Afterthoughts: When It Comes to First Jobs, the Worse They are, the Better
Managing editor Michael Keany reflects upon his first job–three rough months spent picking pineapples on Maui.

Photo: Courtesy Michael Keany
It’s funny how some of your fondest memories can come from your toughest ordeals. My first job, picking pineapple, was like that.
I was 15, it was a summer gig between my freshman and sophomore years of high school, and it was the worst three months of my young life to date. I mean, I’m nostalgic and proud of the experience now, but picking pineapple is back- and wrist-breaking work.
For 10 hours a day, you trudge through thick, spiny leaves behind a conveyor-belt boom, reaching down to grab every fruit you can find, snapping each one off the plant, twisting off the crown, and dumping the now-topless pineapple onto the belt. And repeat. The heat is brutal, the pace relentless, and no amount of canvas seems to protect your hands and arms from constant punctures and acid pineapple juice.
‘This is what it’s like to work for a living?’ I thought.

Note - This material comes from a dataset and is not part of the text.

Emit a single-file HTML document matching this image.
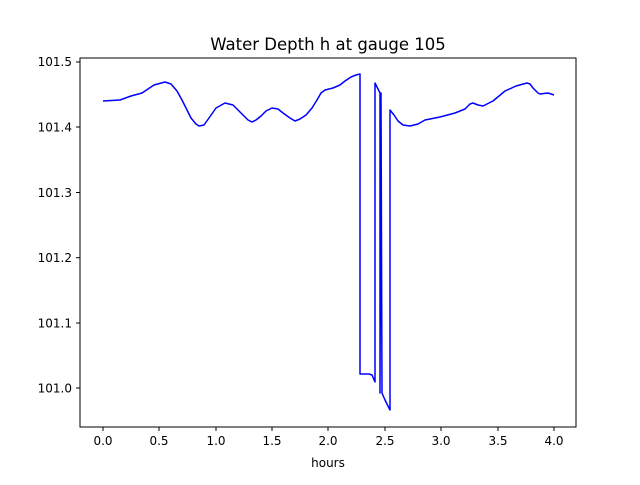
<!DOCTYPE html><html><head><style>body{margin:0;background:#fff}svg text{font-family:"DejaVu Sans",sans-serif;font-size:12px;fill:#000}</style></head><body>
<svg width="640" height="480" xmlns="http://www.w3.org/2000/svg">
<rect width="640" height="480" fill="#fff"/>
<text x="328" y="50" text-anchor="middle" style="font-size:16.5px">Water Depth h at gauge 105</text>
<polyline fill="none" stroke="#0000ff" stroke-width="1.5" stroke-linejoin="round" points="103,101 120,100 131,96 142,93 154,85 165,82 171,84 177,91 182,100 187,110 191,118 196,124 199,126 204,125 209,118 216,108 225,103 233,105 238,110 244,116 248,120 252,122 256,120 261,116 266,111 272,108 278,109 283,113 290,118 295,121 300,119 306,115 312,108 317,100 321,93 325,90 333,88 340,85 345,81 351,77 356,75 360,74 360,374 369,374 372,375 375,382 375,83 380,93 380,393 381,93 382,393 385,400 390,410 390,110 394,115 398,121 403,125 410,126 418,124 425,120 440,117 455,113 465,109 470,104 473,103 478,105 483,106 489,103 493,101 499,96 505,91 516,86 527,83 530,84 533,88 538,93 540,94 548,93 554,95"/>
<rect x="80" y="58" width="496" height="369" fill="none" stroke="#000" stroke-width="1"/>
<g stroke="#000" stroke-width="1">
<line x1="103" y1="427" x2="103" y2="431"/><line x1="159" y1="427" x2="159" y2="431"/><line x1="216" y1="427" x2="216" y2="431"/><line x1="272" y1="427" x2="272" y2="431"/><line x1="328" y1="427" x2="328" y2="431"/><line x1="385" y1="427" x2="385" y2="431"/><line x1="441" y1="427" x2="441" y2="431"/><line x1="498" y1="427" x2="498" y2="431"/><line x1="554" y1="427" x2="554" y2="431"/>
<line x1="76" y1="62" x2="80" y2="62"/><line x1="76" y1="127" x2="80" y2="127"/><line x1="76" y1="192.5" x2="80" y2="192.5"/><line x1="76" y1="257.7" x2="80" y2="257.7"/><line x1="76" y1="323" x2="80" y2="323"/><line x1="76" y1="388" x2="80" y2="388"/>
</g>
<g text-anchor="middle">
<text x="103" y="445">0.0</text><text x="159" y="445">0.5</text><text x="216" y="445">1.0</text><text x="272" y="445">1.5</text><text x="328" y="445">2.0</text><text x="385" y="445">2.5</text><text x="441" y="445">3.0</text><text x="498" y="445">3.5</text><text x="554" y="445">4.0</text>
<text x="328" y="467">hours</text>
</g>
<g text-anchor="end">
<text x="72" y="66">101.5</text><text x="72" y="131.5">101.4</text><text x="72" y="197">101.3</text><text x="72" y="262">101.2</text><text x="72" y="327.5">101.1</text><text x="72" y="392.5">101.0</text>
</g>
</svg></body></html>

My parents found the job at the M. Yamamura & Sons farm for me through family friends and encouraged me to take it, which, in retrospect, was a bit unusual. For most of my childhood, they had been laissez-faire when it came to extracurricular activities for my sisters and me. No pressure to take music lessons, participate in athletics, go door-to-door selling $5 Portuguese-sausage tickets for school fundraisers. They trusted us to follow our own interests.
This job, though, they felt was important. I could have quit after that first horrible day, and my parents would have accepted it, but I felt that a subtle challenge had been set down. It was three months, I told myself, the end was in sight. I could do this.
My parents’ first jobs in Hawai‘i were in pineapple. They arrived on Maui in 1975, doing the free-spirited nomadic thing, as one did in those days, and both found work at Maui Land & Pineapple’s Kahului cannery. It was a temporary measure; my dad had a degree in chemical engineering from Rice University and had worked for several years at Procter & Gamble. But of course the job market for chemical engineers on Maui wasn’t exactly booming. And so, while the pay at the cannery wasn’t fantastic, it was at least easy to land a position, and they needed the cash.
My mom remembers being put on the crush line, where she had to pick debris out of the lower-grade pieces of pineapple sliding past her. “It was disgusting,” she says. “I was nauseated the entire time.”
But living on Maui was worth a little hazing, and a few years later, after I had been born, my dad was able to circle back around with Maui Pine. He landed a long-term consulting job, helping them research stuff like the practicality of switching pineapple juice containers from metal cans to aseptic “tetra pak”-style packaging. He was working cannery again, but this time behind the scenes.
He later jumped over to work for the other big-ag business in Maui, Hawaiian Commercial & Sugar Co., as a chemical engineer. Kids often have a fuzzy concept of what exactly their parents do at work, but I do know that, in addition to having an office at the Pā‘ia Sugar Mill, he often worked on special side projects for the company. Some of them were large-scale: He spent three years investigating the possibility of harvesting cane crops by cutting instead of burning them, and using the resulting waste materials in the field to create fiber for paper. Others were small: He was tasked with figuring out a way to keep the standing water in the roadside irrigation ditches in Pu‘unēnē from smelling like farts. Either way, my dad must have been happy to not be trimming pineapple in the cannery.
And maybe that was the point of having me pick pineapple: to give me a baseline from which to push off.
It couldn’t have been because they wanted me to follow in my dad’s footsteps. By the time I waded into the fields of Ha‘ikū in the summer of 1994, there was a sense that big agriculture on Maui was in its latter days. Sugar and pineapple were no longer the default career move, or even a standard rite of passage, in the way they used to be. By 2000, the entire Pā‘ia Mill had been shut down, leaving Pu‘unēnē as the lone sugar mill in the state. Maui Pine’s Kahului cannery closed in 2007.
I made it through those three months, and by the time I walked into my first sophomore class in the fall, sunburned and calloused, high school seemed downright appealing. Through the next few years of school, and crappy, entry-level jobs, I could always say, “At least it’s not picking pineapple.” Even today, when I’m on deadline with a story or enduring a long editorial planning meeting, I’m happy that I’m not picking pineapple. And for that I have to thank M. Yamamura & Sons, and my parents.